I have sympathy for Russell, he did play an awesome gamestyle right up to the end. But he just couldn't comprehend how the enemy beat him. In the end it was women who he saw as less a threat, that ultimately who won from under his feet.
So all things being considered, I'm looking forward to games like this where there are steam rollers, and turtles, and smarmy diplomats, who intermarry the entire continent to their family. And then the spell researchers are making their headway towards the ultimate spell, and the final ultimate adventurer finishes his quest. All are viable, and will really challenge the player. Sounds like fun to me... so that way folks just don't assume they win at a certain point.
Scary to think of anyone actually watching survivor
Ahhh this was my favorite thread before I left and everybody LOVED me here. Looks like I was pretty much righton with my suggestions and ideas afterall. Turtling will be crushed by lack of food. Good job Brad. Lots of different ways to win besides conquer....good good good I suggested that one. Multiplayer is not going to influence the way the single player game is going to be built....good good great! There will be a spell of making...good good just as I wished. Ahhhh feels good to be right about things. (muahahahaha)
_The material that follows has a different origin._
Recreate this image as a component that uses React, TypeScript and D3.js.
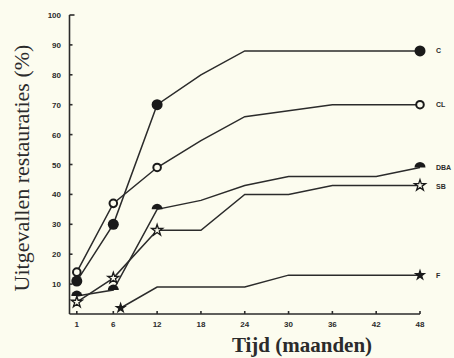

I'll let everyone bicker the mechanics i gave up after the economic argument..
Anyways the one thing i do throw my vote in with is uber powerful soveriegns because afterall their the strongest beings in the world once they attain power therefore i believe that the ultimate counter to any 'steamroller' is a soveriegn simply walling his kingdom off with mountains or summoning a great daemon etc.
such things counteract the actions of large empires. Also the combining of several sovereigns from weaker empires in an allience could be devastating as the earth wind fire water life and death all turn against a single empire.
What economic argument? I missed an ARGUMENT?? where's the link???
Great ideas here! I agree that preventing the steamroller effect should be one of the top priorities of this game as that is what destroys most 4x games. I believe that preventing city spamming should also help with this issue as they are very intertwined!